* _Task requirements_
Locate each line in the records containing "that". Copy it.

* _The data_
[start]

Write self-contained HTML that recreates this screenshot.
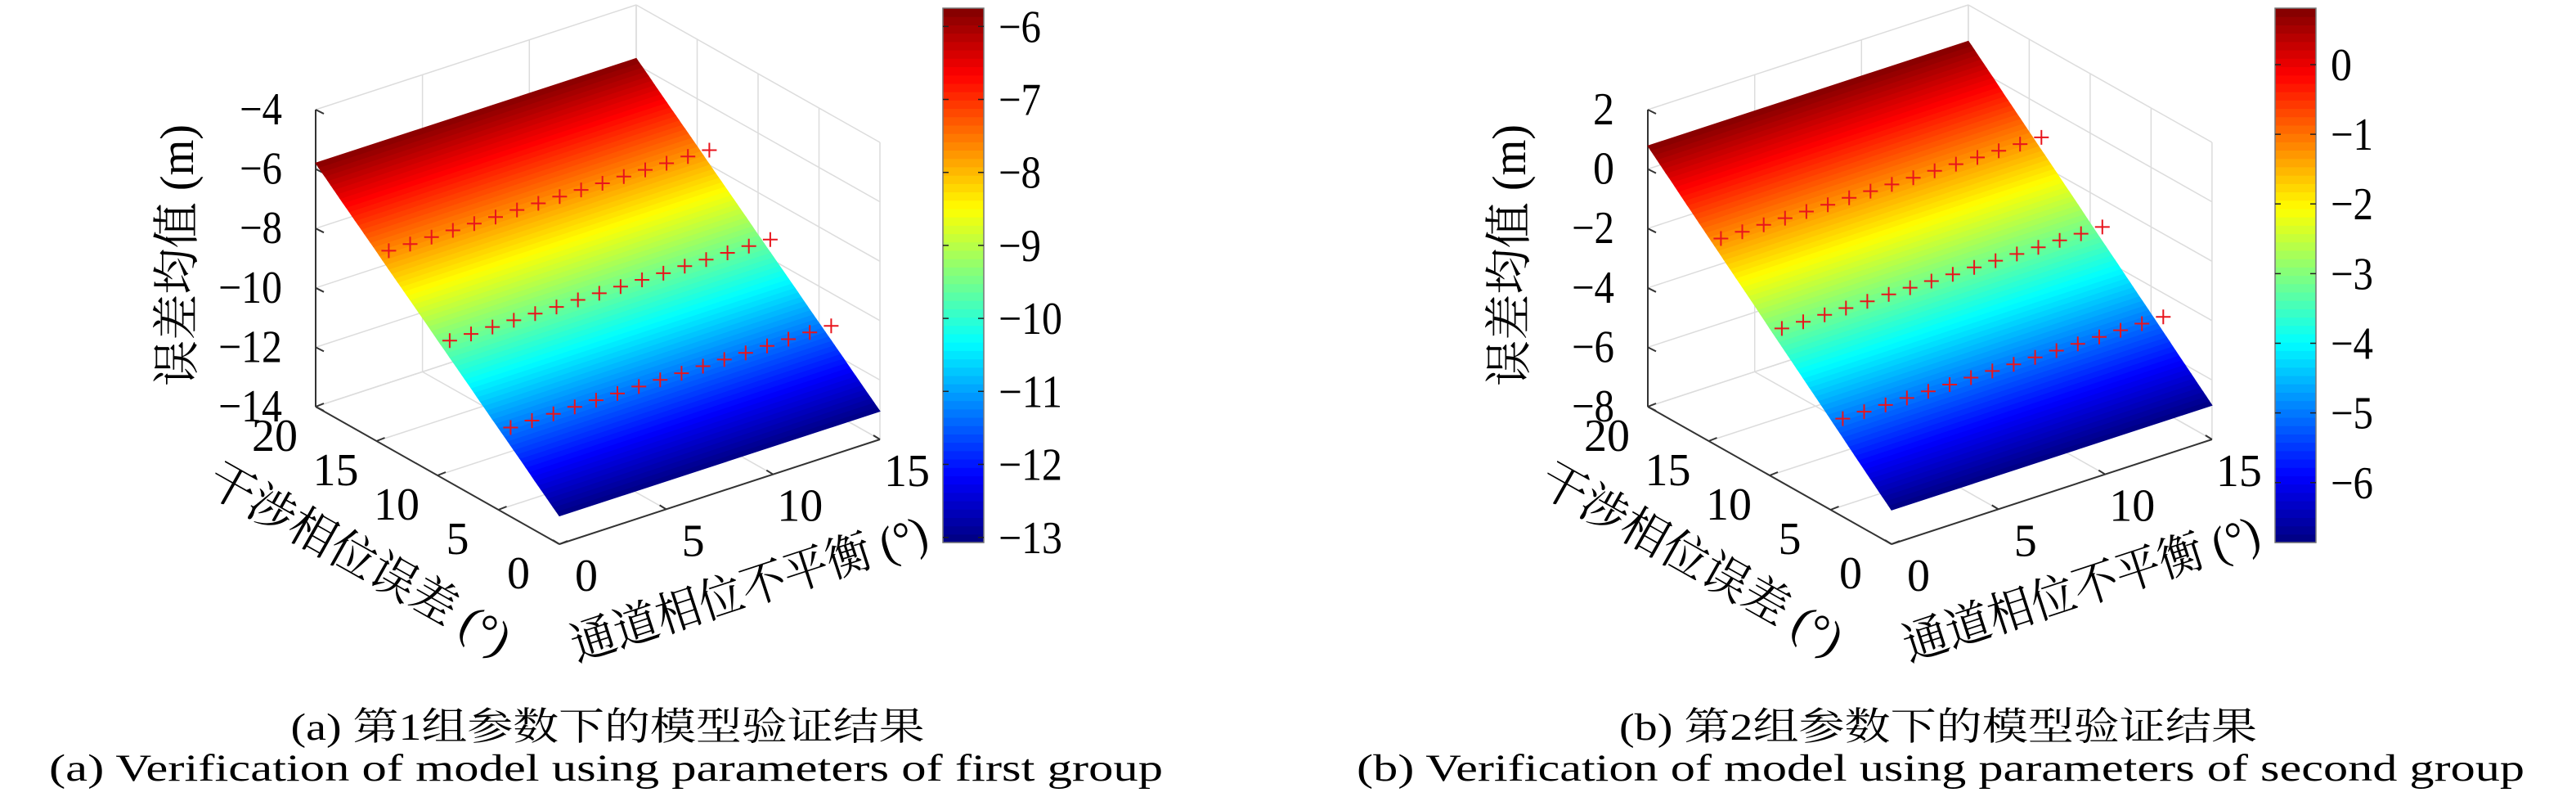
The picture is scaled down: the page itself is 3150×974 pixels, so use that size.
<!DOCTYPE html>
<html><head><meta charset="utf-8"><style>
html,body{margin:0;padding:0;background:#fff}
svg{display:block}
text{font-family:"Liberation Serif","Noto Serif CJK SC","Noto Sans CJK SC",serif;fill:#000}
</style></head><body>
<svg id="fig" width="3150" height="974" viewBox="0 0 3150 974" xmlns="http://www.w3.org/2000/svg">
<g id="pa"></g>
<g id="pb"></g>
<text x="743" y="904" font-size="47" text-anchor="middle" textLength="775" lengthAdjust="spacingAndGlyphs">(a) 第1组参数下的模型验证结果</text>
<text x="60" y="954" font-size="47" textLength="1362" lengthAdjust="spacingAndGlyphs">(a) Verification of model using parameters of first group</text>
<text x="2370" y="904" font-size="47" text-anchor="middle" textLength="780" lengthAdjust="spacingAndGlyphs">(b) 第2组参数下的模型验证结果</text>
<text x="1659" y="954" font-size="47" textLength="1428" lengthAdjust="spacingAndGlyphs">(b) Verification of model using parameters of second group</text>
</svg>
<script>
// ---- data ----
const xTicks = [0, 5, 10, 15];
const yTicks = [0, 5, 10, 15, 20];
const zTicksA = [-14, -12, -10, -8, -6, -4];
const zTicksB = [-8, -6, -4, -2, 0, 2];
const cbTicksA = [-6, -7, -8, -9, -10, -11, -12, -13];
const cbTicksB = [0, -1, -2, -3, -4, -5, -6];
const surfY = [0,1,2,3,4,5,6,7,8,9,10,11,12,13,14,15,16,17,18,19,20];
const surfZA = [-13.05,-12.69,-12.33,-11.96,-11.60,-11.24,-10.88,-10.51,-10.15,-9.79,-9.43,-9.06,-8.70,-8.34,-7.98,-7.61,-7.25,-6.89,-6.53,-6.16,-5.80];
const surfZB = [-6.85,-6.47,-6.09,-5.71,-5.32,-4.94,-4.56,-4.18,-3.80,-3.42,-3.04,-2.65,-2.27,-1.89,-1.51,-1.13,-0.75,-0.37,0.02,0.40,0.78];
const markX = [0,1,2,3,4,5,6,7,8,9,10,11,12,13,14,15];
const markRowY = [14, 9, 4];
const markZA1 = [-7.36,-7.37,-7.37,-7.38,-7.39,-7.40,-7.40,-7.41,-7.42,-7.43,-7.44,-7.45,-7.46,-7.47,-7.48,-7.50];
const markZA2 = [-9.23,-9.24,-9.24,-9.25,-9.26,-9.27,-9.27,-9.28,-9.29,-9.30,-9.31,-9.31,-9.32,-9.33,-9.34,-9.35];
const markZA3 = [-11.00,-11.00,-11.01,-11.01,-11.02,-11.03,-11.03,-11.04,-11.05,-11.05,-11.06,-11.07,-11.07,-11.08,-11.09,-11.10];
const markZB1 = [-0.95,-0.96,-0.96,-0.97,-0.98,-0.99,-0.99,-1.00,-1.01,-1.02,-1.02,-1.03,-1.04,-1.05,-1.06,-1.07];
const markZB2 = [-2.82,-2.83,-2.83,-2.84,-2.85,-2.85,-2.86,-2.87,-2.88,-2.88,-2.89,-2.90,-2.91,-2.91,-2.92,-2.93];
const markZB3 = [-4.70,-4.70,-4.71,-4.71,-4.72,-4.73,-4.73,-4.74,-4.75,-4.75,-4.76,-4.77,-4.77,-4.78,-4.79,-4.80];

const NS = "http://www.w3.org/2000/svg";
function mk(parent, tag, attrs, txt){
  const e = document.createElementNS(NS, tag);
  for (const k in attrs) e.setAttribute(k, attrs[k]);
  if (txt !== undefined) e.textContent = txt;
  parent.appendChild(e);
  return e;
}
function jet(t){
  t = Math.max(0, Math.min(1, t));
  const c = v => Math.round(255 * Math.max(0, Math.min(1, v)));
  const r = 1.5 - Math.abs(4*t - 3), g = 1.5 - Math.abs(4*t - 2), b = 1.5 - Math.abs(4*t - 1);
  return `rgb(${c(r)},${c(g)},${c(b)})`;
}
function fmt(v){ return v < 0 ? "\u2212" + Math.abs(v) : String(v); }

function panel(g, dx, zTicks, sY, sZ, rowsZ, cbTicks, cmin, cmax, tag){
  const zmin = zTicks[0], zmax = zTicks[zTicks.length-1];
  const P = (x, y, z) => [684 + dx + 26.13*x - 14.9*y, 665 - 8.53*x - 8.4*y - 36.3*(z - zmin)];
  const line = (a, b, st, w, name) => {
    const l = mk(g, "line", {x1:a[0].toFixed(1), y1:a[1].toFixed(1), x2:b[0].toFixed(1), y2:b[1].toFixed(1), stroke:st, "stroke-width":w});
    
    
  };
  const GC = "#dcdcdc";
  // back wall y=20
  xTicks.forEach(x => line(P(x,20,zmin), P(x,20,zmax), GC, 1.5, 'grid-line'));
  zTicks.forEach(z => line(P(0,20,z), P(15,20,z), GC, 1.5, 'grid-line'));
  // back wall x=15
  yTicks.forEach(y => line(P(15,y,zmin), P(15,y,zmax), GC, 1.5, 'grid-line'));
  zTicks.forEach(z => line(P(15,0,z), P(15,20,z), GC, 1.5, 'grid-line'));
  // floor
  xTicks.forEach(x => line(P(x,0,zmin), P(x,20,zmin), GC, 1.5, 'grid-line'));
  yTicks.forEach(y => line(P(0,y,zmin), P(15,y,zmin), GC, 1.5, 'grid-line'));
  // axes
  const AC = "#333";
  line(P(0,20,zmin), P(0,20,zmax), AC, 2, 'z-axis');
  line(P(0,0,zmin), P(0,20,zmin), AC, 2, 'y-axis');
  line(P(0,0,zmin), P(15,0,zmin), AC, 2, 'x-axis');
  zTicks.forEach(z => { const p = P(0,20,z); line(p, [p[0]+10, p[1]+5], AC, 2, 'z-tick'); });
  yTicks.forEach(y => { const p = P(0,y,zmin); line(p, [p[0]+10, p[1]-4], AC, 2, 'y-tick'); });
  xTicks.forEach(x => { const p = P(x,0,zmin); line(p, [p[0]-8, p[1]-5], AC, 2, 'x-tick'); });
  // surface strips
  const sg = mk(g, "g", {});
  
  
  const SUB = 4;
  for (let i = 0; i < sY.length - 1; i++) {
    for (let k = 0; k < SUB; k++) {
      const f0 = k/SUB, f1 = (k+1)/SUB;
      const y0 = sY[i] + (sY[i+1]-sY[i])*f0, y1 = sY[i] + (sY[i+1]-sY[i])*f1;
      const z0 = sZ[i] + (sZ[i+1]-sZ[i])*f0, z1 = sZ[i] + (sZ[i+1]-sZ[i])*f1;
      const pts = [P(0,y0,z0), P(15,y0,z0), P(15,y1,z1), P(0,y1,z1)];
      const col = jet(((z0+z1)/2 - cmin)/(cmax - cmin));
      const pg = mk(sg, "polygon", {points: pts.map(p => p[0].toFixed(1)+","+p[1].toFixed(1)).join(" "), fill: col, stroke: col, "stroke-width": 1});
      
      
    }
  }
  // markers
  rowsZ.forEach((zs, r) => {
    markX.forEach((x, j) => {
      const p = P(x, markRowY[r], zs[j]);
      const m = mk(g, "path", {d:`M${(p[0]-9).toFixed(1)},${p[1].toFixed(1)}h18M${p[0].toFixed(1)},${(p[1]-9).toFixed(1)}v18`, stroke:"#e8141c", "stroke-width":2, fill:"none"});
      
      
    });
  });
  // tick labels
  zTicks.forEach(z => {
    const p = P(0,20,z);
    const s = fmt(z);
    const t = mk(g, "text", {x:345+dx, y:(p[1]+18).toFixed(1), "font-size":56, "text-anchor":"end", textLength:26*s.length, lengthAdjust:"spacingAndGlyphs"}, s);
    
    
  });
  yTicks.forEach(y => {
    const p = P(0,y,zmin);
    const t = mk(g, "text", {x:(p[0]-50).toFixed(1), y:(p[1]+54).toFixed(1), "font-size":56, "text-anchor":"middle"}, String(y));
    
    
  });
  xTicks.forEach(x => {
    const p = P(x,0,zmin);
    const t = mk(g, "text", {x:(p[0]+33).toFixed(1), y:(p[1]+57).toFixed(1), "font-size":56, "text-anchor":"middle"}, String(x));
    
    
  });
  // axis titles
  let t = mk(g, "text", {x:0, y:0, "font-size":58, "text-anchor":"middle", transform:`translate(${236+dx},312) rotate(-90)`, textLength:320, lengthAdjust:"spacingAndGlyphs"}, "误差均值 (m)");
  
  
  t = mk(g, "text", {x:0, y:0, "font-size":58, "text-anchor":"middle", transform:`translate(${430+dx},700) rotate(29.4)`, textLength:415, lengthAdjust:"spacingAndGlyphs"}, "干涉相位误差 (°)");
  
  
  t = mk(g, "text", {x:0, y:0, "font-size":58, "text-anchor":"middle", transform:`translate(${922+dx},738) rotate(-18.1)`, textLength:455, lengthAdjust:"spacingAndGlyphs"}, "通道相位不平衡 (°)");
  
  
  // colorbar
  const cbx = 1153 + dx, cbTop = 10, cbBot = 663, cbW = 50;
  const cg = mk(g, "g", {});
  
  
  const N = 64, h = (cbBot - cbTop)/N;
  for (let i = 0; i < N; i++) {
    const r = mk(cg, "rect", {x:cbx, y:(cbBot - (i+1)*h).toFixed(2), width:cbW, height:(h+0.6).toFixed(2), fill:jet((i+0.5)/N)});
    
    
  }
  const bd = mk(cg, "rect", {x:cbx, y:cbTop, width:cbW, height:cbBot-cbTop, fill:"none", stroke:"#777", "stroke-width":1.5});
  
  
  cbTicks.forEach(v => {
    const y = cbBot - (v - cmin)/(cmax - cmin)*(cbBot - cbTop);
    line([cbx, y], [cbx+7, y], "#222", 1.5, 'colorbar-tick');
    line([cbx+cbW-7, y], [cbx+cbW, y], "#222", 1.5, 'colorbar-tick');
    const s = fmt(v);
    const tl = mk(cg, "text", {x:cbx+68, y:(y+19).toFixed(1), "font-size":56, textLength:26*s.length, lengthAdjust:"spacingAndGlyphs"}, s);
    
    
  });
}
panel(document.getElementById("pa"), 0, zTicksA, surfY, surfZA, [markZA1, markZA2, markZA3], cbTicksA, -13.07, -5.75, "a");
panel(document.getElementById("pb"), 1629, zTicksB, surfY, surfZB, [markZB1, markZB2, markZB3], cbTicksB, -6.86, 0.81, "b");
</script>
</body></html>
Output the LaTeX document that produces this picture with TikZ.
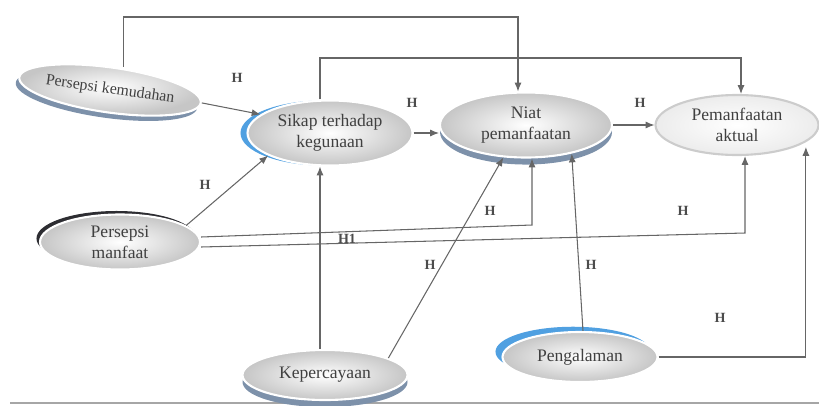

[end]

* _Worked answer_
Write self-contained HTML that recreates this screenshot.
The picture is scaled down: the page itself is 3150×974 pixels, so use that size.
Output the LaTeX document that produces this picture with TikZ.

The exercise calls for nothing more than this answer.